Retype each line of the material exactly, please, skipping any picture in it.
┄┄┄┄┄┄
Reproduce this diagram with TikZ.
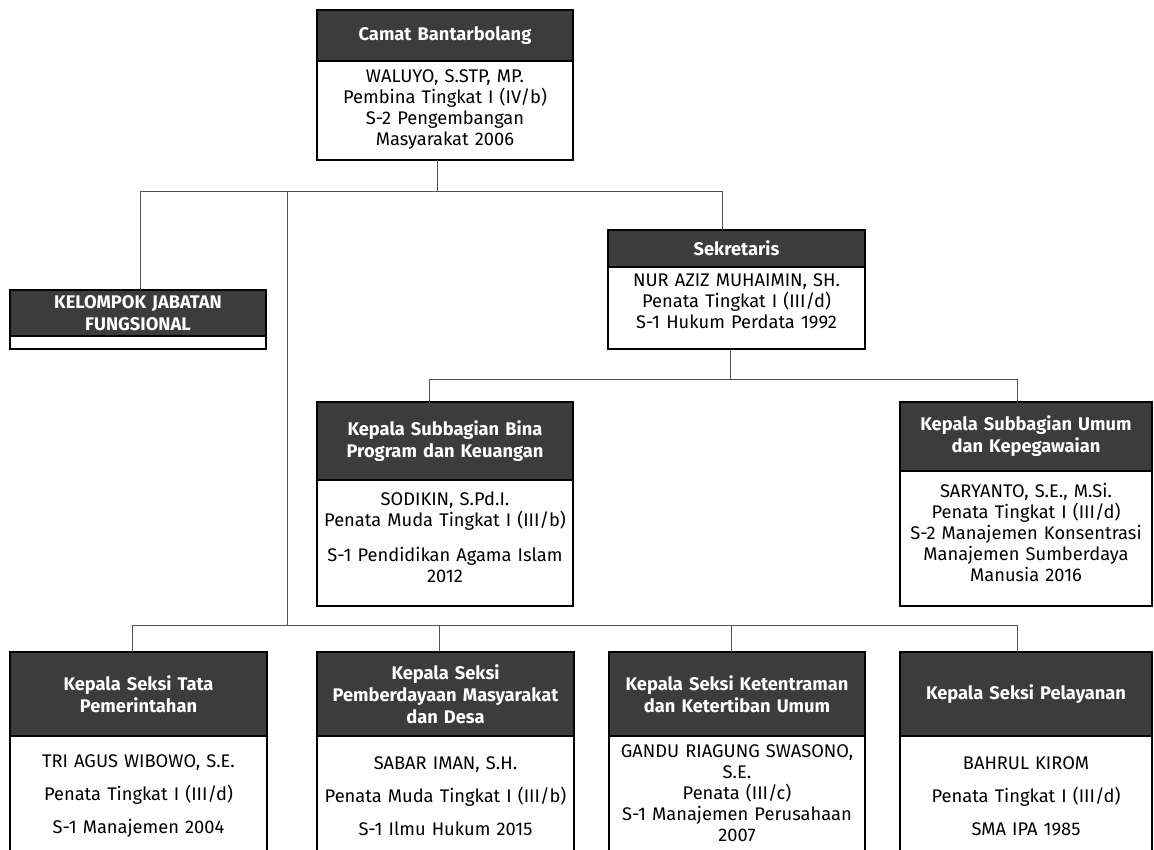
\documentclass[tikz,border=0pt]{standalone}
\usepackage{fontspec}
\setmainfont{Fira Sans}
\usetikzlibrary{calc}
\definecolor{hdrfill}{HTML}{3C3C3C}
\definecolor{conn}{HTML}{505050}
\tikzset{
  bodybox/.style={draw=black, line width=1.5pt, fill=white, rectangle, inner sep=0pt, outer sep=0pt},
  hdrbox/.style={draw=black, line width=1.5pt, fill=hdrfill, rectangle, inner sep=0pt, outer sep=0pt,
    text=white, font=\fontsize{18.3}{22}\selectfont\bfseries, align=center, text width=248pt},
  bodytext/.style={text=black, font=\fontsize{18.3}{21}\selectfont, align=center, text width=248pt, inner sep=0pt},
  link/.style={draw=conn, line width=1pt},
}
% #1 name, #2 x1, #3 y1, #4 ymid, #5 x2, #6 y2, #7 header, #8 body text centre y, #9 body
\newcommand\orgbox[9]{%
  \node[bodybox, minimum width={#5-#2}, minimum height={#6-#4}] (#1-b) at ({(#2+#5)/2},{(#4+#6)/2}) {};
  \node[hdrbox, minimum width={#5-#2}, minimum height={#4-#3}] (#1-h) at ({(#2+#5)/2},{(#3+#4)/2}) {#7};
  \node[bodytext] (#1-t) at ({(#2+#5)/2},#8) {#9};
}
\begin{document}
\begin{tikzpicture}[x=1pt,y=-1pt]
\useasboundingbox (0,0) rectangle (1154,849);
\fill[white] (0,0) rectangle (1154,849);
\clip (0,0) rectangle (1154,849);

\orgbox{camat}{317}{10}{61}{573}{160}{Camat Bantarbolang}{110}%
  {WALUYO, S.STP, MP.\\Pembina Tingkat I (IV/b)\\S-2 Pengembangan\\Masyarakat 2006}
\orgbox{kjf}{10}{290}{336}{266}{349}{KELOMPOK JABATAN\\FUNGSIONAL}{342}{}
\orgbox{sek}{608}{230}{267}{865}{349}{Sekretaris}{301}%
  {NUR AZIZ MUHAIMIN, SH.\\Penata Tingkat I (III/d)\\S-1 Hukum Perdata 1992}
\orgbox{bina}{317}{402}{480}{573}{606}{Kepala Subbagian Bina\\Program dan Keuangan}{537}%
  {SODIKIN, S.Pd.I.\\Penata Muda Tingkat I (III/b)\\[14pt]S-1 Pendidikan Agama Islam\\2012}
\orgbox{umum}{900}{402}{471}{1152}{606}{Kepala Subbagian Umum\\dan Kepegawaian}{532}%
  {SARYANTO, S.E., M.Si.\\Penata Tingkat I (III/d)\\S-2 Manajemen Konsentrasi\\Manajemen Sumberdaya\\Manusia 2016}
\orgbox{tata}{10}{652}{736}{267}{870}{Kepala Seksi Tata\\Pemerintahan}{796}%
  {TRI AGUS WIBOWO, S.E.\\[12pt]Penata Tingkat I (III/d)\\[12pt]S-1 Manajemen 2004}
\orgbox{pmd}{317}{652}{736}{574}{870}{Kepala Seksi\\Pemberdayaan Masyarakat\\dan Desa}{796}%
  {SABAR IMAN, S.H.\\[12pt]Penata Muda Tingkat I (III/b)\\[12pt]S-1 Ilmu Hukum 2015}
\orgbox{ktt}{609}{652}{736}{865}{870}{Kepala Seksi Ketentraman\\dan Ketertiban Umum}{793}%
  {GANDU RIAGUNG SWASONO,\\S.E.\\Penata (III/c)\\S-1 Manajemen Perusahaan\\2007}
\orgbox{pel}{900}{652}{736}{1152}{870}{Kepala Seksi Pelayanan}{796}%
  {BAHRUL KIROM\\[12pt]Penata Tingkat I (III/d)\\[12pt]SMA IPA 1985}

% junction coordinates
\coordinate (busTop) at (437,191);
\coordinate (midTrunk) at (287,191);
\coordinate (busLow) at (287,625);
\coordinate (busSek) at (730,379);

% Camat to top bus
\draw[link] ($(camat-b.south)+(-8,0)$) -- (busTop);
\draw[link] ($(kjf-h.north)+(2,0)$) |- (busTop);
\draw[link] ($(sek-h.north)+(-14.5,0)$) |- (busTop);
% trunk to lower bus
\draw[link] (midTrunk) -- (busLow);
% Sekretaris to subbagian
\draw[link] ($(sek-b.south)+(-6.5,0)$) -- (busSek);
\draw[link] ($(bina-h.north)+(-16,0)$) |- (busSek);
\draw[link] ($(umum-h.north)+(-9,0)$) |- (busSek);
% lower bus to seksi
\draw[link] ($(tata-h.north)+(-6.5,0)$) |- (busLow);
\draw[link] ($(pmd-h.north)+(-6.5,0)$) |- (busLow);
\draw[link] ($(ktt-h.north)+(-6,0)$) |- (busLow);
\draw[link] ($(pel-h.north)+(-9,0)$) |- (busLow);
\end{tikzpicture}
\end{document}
┄┄┄┄┄┄
§ Task result
Reproduce this diagram with TikZ.
\documentclass[tikz,border=0pt]{standalone}
\usepackage{fontspec}
\setmainfont{Fira Sans}
\usetikzlibrary{calc}
\definecolor{hdrfill}{HTML}{3C3C3C}
\definecolor{conn}{HTML}{505050}
\tikzset{
  bodybox/.style={draw=black, line width=1.5pt, fill=white, rectangle, inner sep=0pt, outer sep=0pt},
  hdrbox/.style={draw=black, line width=1.5pt, fill=hdrfill, rectangle, inner sep=0pt, outer sep=0pt,
    text=white, font=\fontsize{18.3}{22}\selectfont\bfseries, align=center, text width=248pt},
  bodytext/.style={text=black, font=\fontsize{18.3}{21}\selectfont, align=center, text width=248pt, inner sep=0pt},
  link/.style={draw=conn, line width=1pt},
}
% #1 name, #2 x1, #3 y1, #4 ymid, #5 x2, #6 y2, #7 header, #8 body text centre y, #9 body
\newcommand\orgbox[9]{%
  \node[bodybox, minimum width={#5-#2}, minimum height={#6-#4}] (#1-b) at ({(#2+#5)/2},{(#4+#6)/2}) {};
  \node[hdrbox, minimum width={#5-#2}, minimum height={#4-#3}] (#1-h) at ({(#2+#5)/2},{(#3+#4)/2}) {#7};
  \node[bodytext] (#1-t) at ({(#2+#5)/2},#8) {#9};
}
\begin{document}
\begin{tikzpicture}[x=1pt,y=-1pt]
\useasboundingbox (0,0) rectangle (1154,849);
\fill[white] (0,0) rectangle (1154,849);
\clip (0,0) rectangle (1154,849);

\orgbox{camat}{317}{10}{61}{573}{160}{Camat Bantarbolang}{110}%
  {WALUYO, S.STP, MP.\\Pembina Tingkat I (IV/b)\\S-2 Pengembangan\\Masyarakat 2006}
\orgbox{kjf}{10}{290}{336}{266}{349}{KELOMPOK JABATAN\\FUNGSIONAL}{342}{}
\orgbox{sek}{608}{230}{267}{865}{349}{Sekretaris}{301}%
  {NUR AZIZ MUHAIMIN, SH.\\Penata Tingkat I (III/d)\\S-1 Hukum Perdata 1992}
\orgbox{bina}{317}{402}{480}{573}{606}{Kepala Subbagian Bina\\Program dan Keuangan}{537}%
  {SODIKIN, S.Pd.I.\\Penata Muda Tingkat I (III/b)\\[14pt]S-1 Pendidikan Agama Islam\\2012}
\orgbox{umum}{900}{402}{471}{1152}{606}{Kepala Subbagian Umum\\dan Kepegawaian}{532}%
  {SARYANTO, S.E., M.Si.\\Penata Tingkat I (III/d)\\S-2 Manajemen Konsentrasi\\Manajemen Sumberdaya\\Manusia 2016}
\orgbox{tata}{10}{652}{736}{267}{870}{Kepala Seksi Tata\\Pemerintahan}{796}%
  {TRI AGUS WIBOWO, S.E.\\[12pt]Penata Tingkat I (III/d)\\[12pt]S-1 Manajemen 2004}
\orgbox{pmd}{317}{652}{736}{574}{870}{Kepala Seksi\\Pemberdayaan Masyarakat\\dan Desa}{796}%
  {SABAR IMAN, S.H.\\[12pt]Penata Muda Tingkat I (III/b)\\[12pt]S-1 Ilmu Hukum 2015}
\orgbox{ktt}{609}{652}{736}{865}{870}{Kepala Seksi Ketentraman\\dan Ketertiban Umum}{793}%
  {GANDU RIAGUNG SWASONO,\\S.E.\\Penata (III/c)\\S-1 Manajemen Perusahaan\\2007}
\orgbox{pel}{900}{652}{736}{1152}{870}{Kepala Seksi Pelayanan}{796}%
  {BAHRUL KIROM\\[12pt]Penata Tingkat I (III/d)\\[12pt]SMA IPA 1985}

% junction coordinates
\coordinate (busTop) at (437,191);
\coordinate (midTrunk) at (287,191);
\coordinate (busLow) at (287,625);
\coordinate (busSek) at (730,379);

% Camat to top bus
\draw[link] ($(camat-b.south)+(-8,0)$) -- (busTop);
\draw[link] ($(kjf-h.north)+(2,0)$) |- (busTop);
\draw[link] ($(sek-h.north)+(-14.5,0)$) |- (busTop);
% trunk to lower bus
\draw[link] (midTrunk) -- (busLow);
% Sekretaris to subbagian
\draw[link] ($(sek-b.south)+(-6.5,0)$) -- (busSek);
\draw[link] ($(bina-h.north)+(-16,0)$) |- (busSek);
\draw[link] ($(umum-h.north)+(-9,0)$) |- (busSek);
% lower bus to seksi
\draw[link] ($(tata-h.north)+(-6.5,0)$) |- (busLow);
\draw[link] ($(pmd-h.north)+(-6.5,0)$) |- (busLow);
\draw[link] ($(ktt-h.north)+(-6,0)$) |- (busLow);
\draw[link] ($(pel-h.north)+(-9,0)$) |- (busLow);
\end{tikzpicture}
\end{document}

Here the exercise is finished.